Middle of Semester: Textbook Chapter Review Activity
After learning some content, students complete a preliminary evaluation of a textbook chapter on the World War II home front. They choose a home front chapter from one of the three textbooks examined in the New York Times article. In this Textbook Chapter Review activity, students ask questions about content and form to help them examine how the authors constructed the chapter’s narrative. This includes identifying chronology, turning points, and historical actors featured in the story, as well as considering diction, how much space on the page is devoted to a topic or person, and how chapter extras (like vignettes) are used in the narrative. Critiquing the content and form of the chapter helps students arrive at its implicit argument: Based on its construction, what main idea or theme is the reader supposed to take away from the chapter?
Nearly all students identify an implicit argument in which the United States home front was overwhelmingly united in fighting democracy abroad, despite some clear examples of discrimination; the overall opportunities provided by the war outweighed the injustices that marginalized groups experienced. In this activity, students already begin to complicate the textbook narrative using what they have learned from the class. To cite one example, many students critique the chapter for not fully discussing the various responses Japanese Americans had about enlisting in the military for a country that had racialized them as the enemy. Not all volunteered to enlist in the segregated, all-Nisei 442nd Regimental Combat Team that was created in 1943. Many Japanese Americans raised questions about racism, citizenship, and constitutionality through the immediate context of the wartime emergency, but also within the longer history of anti-Japanese sentiment in the United States. In this preparatory activity, students take an important first step to interrogating the textbook as a neutral carrier of information.
Last Weeks of Semester: Textbook Chapter Evaluation Report
In the final weeks of the semester, students build upon their preliminary critiques to identify three revisions they think will improve the textbook chapter narrative. In the Textbook Chapter Evaluation Report, students must provide a rationale for each revision—something that requires more advanced thinking. Adding content, for instance, is a typical revision students recommend, such as addressing the omission of certain perspectives. In completing the report, however, students are not expected to write the new content, but to justify why it will improve the narrative; the former allows students to demonstrate important skills in comprehension and synthesis, but the latter pushes them beyond those skills to evaluating the content they have learned and deciding the best application of it in the textbook. This is no easy task. In addressing omissions, for instance, students must know the material well enough to make informed choices about what information to include. Adding to this intellectual challenge is the need to consider the chapter’s physical form and structure: Should the publisher delete a paragraph for this new content? What gets deleted and why? Thus, recommending a paragraph or a few sentences on Nisei draft resisters at Heart Mountain in 1944 alongside text discussing the bravery of the 442nd Regiment, rather than in place of it, means students must explain why their proposed construction of the narrative is justified given the finite page space.

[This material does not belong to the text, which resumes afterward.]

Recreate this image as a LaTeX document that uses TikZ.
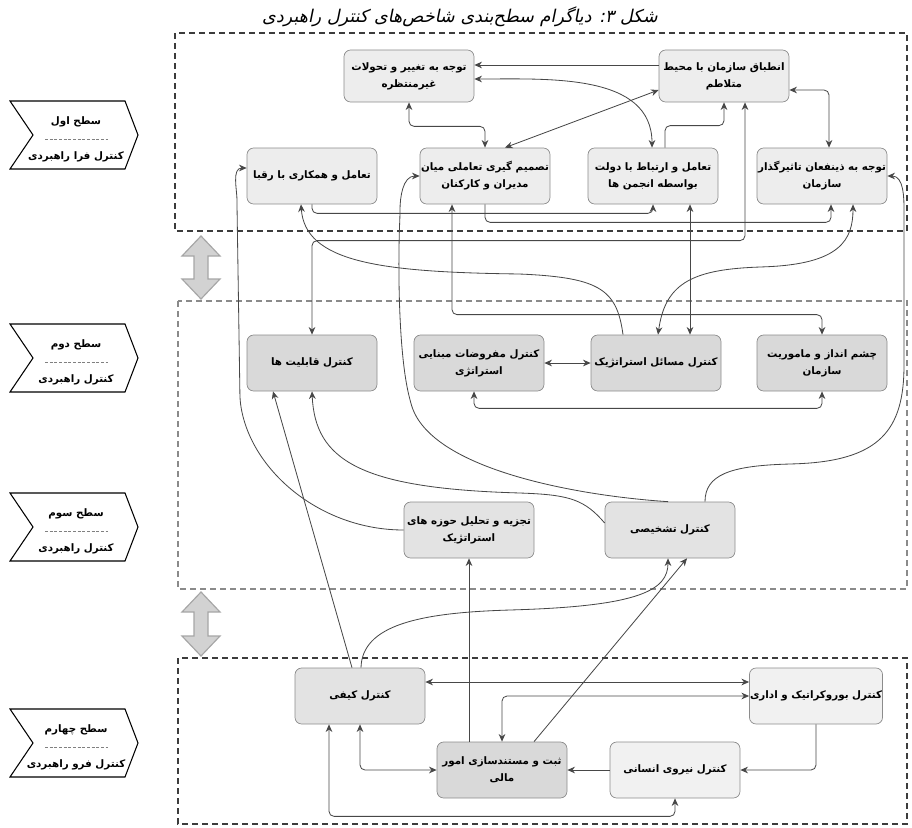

Adaptations for the High School Classroom
Learning the content: Teachers can curate a primary source set for each marginalized group that will allow students to answer questions[NM4] that encourage thinking about the narrative of unity and progress in more complex ways: How did the public construct “the enemy” in wartime, and what were the consequences of those constructions? How did African American women use the war to challenge anti-Black discrimination? How was queer gender and sexuality policed in the U.S. military, and how did queer folks respond to this? How did war and foreign policy (wartime geopolitics) shape Mexican American efforts to secure civil rights? (This is, in fact, what I do in this undergraduate course—as most of us know, novice learners need guidance and structure when exploring big topics, and often). A summative assessement might include a big question that ties these more precise questions together; in my course, I have students develop an essay outline because for me, the cognitive process of working through the precise questions and sources is much more important than the essay as a final product.
The Textbook Chapter Evaluation Report: Three adaptations could work well in a high school classroom. Teachers could adapt the assignment to be more targeted and aligned with something they already teach—especially if it tends more toward operational history. In critiquing the chapter narrative, for instance, teachers can identify a topic in the existing curriculum and instruct students to consider how it shaped the home front. How do the textbook authors describe, for instance, why Japan bombed Pearl Harbor? Or how do the authors cover the decision to drop an atomic bomb on Japan? (Importantly, teachers would need to curate a primary source set to expand upon what the textbook chapter includes, i.e., give students material they can use to recommend revisions).
Another adaptation could be to have students produce the recommended revisions. Instead of doing the metacognitive work of describing and providing rationales for each of the three revisions, as described above, students could choose just one revision and implement it: they could write a new paragraph or substantially revise an existing one, develop a vignette on a historical actor they think is significant, or annotate a primary source they think should be included in the chapter. This would work well for teachers who use the textbook as a foundation they build upon in their curriculum, ensuring that students complete the regularly assigned reading while also encouraging them to critique the base of knowledge they learn in the textbook. What the students produce could be scaled for appropriate assessment needs, as a low-stakes assignment that students frequently complete or a summative assessment at the end of a unit.
Lastly, teachers could adapt the assignment for research. As I currently teach it, students are not required to conduct research to complete the report (I have reserved that for the seminar course our history majors must take, in which I teach them historical research methods; in the course described above, conducting research is not a learning objective). Teachers could provide students with a list of topics in the textbook chapter and design a handful of lessons over several weeks/days that support historical research—this would give novice students the guidance and structure they need while also encouraging them to nurture their own intellectual curiosity.